When speaking to legal professionals, we often hear of a certain partner at a law firm experiencing an unexpectedly difficult transitional period after becoming a corporate’s in-house counsel, even though the roles are assumed by many to be different in name only, but largely identical in function. This is due to the relatively subtle, unperceived differences between an in-house counsel and an external lawyer. Winny Zhang reports
reviously, China Business Law Journal unveiled the leading in-house counsel and corporate legal teams in the Chinese legal market, and we also surveyed them on their methods and strategies for striving for excellence, in order to unravel the necessary skills for their success.
We compared their feedback with the keywords for becoming an elite lawyer, as submitted by the A-List lawyers. Although there are many commonalities between the habits proposed by in-house counsel and practising lawyers, the former’s role as part of the corporation lends them a unique perspective. In this article, we will cover the chief skills required to succeed as an in-house counsel as compared to a lawyer at a law firm, both the common ground and the differences, in hopes that they provide insights for newcomers to the profession.
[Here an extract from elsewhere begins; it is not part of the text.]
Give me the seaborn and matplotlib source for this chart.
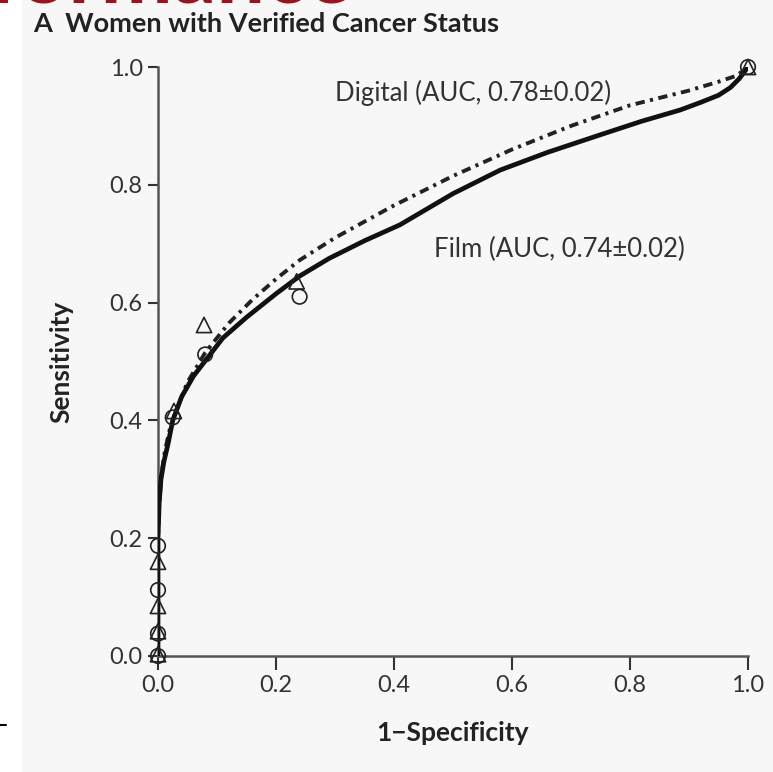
import matplotlib
matplotlib.use("Agg")
import matplotlib.pyplot as plt
import seaborn as sns
import pandas as pd
from matplotlib.patches import Rectangle
from matplotlib.lines import Line2D

# ---- data ----
film_fpr = [0.0, 0.0, 0.002, 0.005, 0.01, 0.017, 0.025, 0.04, 0.06, 0.083, 0.11, 0.15, 0.2, 0.24, 0.29,
            0.35, 0.41, 0.5, 0.58, 0.66, 0.75, 0.82, 0.885, 0.92, 0.95, 0.97, 0.985, 1.0]
film_tpr = [0.0, 0.2, 0.26, 0.3, 0.33, 0.36, 0.4, 0.44, 0.475, 0.505, 0.54, 0.575, 0.615, 0.645, 0.675,
            0.705, 0.732, 0.785, 0.825, 0.855, 0.885, 0.908, 0.927, 0.94, 0.952, 0.965, 0.98, 1.0]
digital_fpr = [0.0, 0.0, 0.002, 0.006, 0.012, 0.02, 0.03, 0.05, 0.08, 0.12, 0.16, 0.2, 0.24, 0.3,
               0.4, 0.5, 0.6, 0.7, 0.8, 0.9, 0.95, 0.98, 1.0]
digital_tpr = [0.0, 0.2, 0.26, 0.31, 0.35, 0.385, 0.415, 0.465, 0.515, 0.565, 0.605, 0.64, 0.672, 0.71,
               0.765, 0.815, 0.86, 0.9, 0.935, 0.96, 0.975, 0.985, 1.0]

film_pts_x = [1.0, 0.24, 0.08, 0.025, 0.0, 0.0, 0.0, 0.0]
film_pts_y = [1.0, 0.61, 0.512, 0.405, 0.187, 0.112, 0.038, 0.0]
digital_pts_x = [1.0, 0.235, 0.078, 0.027, 0.0, 0.0, 0.0, 0.0]
digital_pts_y = [1.0, 0.636, 0.562, 0.416, 0.16, 0.085, 0.042, 0.003]

x_ticks = [0.0, 0.2, 0.4, 0.6, 0.8, 1.0]
y_ticks = [0.0, 0.2, 0.4, 0.6, 0.8, 1.0]
tick_labels = ["0.0", "0.2", "0.4", "0.6", "0.8", "1.0"]

title = "A  Women with Verified Cancer Status"
digital_label = "Digital (AUC, 0.78\u00b10.02)"
film_label = "Film (AUC, 0.74\u00b10.02)"

# ---- figure ----
sns.set_style("ticks")
plt.rcParams['font.family'] = ['Lato', 'DejaVu Sans']

fig = plt.figure(figsize=(7.73, 7.72), dpi=100, facecolor="white")
W, H = 773, 772
bg = Rectangle((22 / W, 0), 1 - 22 / W, 1, transform=fig.transFigure,
               facecolor="#f7f7f7", edgecolor="none", zorder=0)
fig.add_artist(bg)
fig.add_artist(Line2D([0, 6 / W], [1 - 725 / H, 1 - 725 / H], transform=fig.transFigure,
                      color="black", lw=1.5))

ax = fig.add_axes([158 / W, 1 - 656 / H, (748 - 158) / W, (656 - 67) / H])
ax.set_facecolor("none")

film_df = pd.DataFrame({"x": film_fpr, "y": film_tpr})
dig_df = pd.DataFrame({"x": digital_fpr, "y": digital_tpr})
sns.lineplot(data=film_df, x="x", y="y", ax=ax, color="#111111", lw=3.4, sort=False,
             estimator=None, zorder=3)
sns.lineplot(data=dig_df, x="x", y="y", ax=ax, color="#222222", lw=2.8, sort=False,
             estimator=None, dashes=False, zorder=2)
ax.lines[-1].set_dashes([2.4, 1.4, 0.8, 1.4])

sns.scatterplot(x=film_pts_x, y=film_pts_y, ax=ax, marker="o", s=110, facecolor="none",
                edgecolor="#222222", linewidth=1.2, zorder=4, clip_on=False)
sns.scatterplot(x=digital_pts_x, y=digital_pts_y, ax=ax, marker="^", s=120, facecolor="none",
                edgecolor="#222222", linewidth=1.2, zorder=4, clip_on=False)

ax.set_xlim(0, 1)
ax.set_ylim(0, 1)
ax.set_xticks(x_ticks)
ax.set_xticklabels(tick_labels)
ax.set_yticks(y_ticks)
ax.set_yticklabels(tick_labels)
ax.tick_params(axis="both", labelsize=17, colors="#333333", length=7, width=1.5,
               direction="out", pad=4)
ax.tick_params(axis="x", length=10)
for s in ["top", "right"]:
    ax.spines[s].set_visible(False)
for s in ["left", "bottom"]:
    ax.spines[s].set_color("#555555")
    ax.spines[s].set_linewidth(1.8)
ax.spines["left"].set_zorder(1)

ax.set_xlabel("1\u2212Specificity", fontsize=19, fontweight="bold", color="#222222", labelpad=18)
ax.set_ylabel("Sensitivity", fontsize=19, fontweight="bold", color="#222222", labelpad=26)
ax.grid(False)

ax.text(0.30, 0.956, digital_label, fontsize=18.5, color="#333333", va="center", ha="left")
ax.text(0.468, 0.69, film_label, fontsize=18.5, color="#333333", va="center", ha="left")

fig.text(33 / W, 1 - 24 / H, title, fontsize=19.5, fontweight="bold", color="#222222",
         va="center", ha="left")
fig.text(-12 / W, 1 - 3 / H, "formance", fontsize=62, fontweight="bold", color="#8b1a22",
         va="baseline", ha="left")

fig.savefig("out.png", dpi=100, facecolor="white")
1.Excellent legal expertise
Almost half of the survey respondents point out that an excellent in-house counsel must have excellent legal expertise. Liu Li, director of legal compliance department at Thunder Software Technology, believes that “the greatest value of an in-house counsel is being able to combine business practice with professional legal knowledge, and then provide feasible solutions to prevent crises and mitigate risks.”
However, a general counsel’s practice is slightly different to that of lawyers, who tend to focus on a specific area, or specialty. Given that most enterprises involve laws in areas such as taxation, financing, compliance and in particular regulations related to their specific industries, Sun Chuntao, head of legal division, policy and regulation division at China State Shipbuilding, advises that: “[in-house counsel] should have comprehensive legal knowledge.”
As Chinese companies rapidly grow their businesses, with many expanding internationally in recent years, they have begun to face a growing number of foreign-related and cross-border challenges. Li Yupeng, general manager of Xiamen C&D’s legal department, says an in-house counsel must “have overseas legal expertise to help companies carry out business in foreign markets”.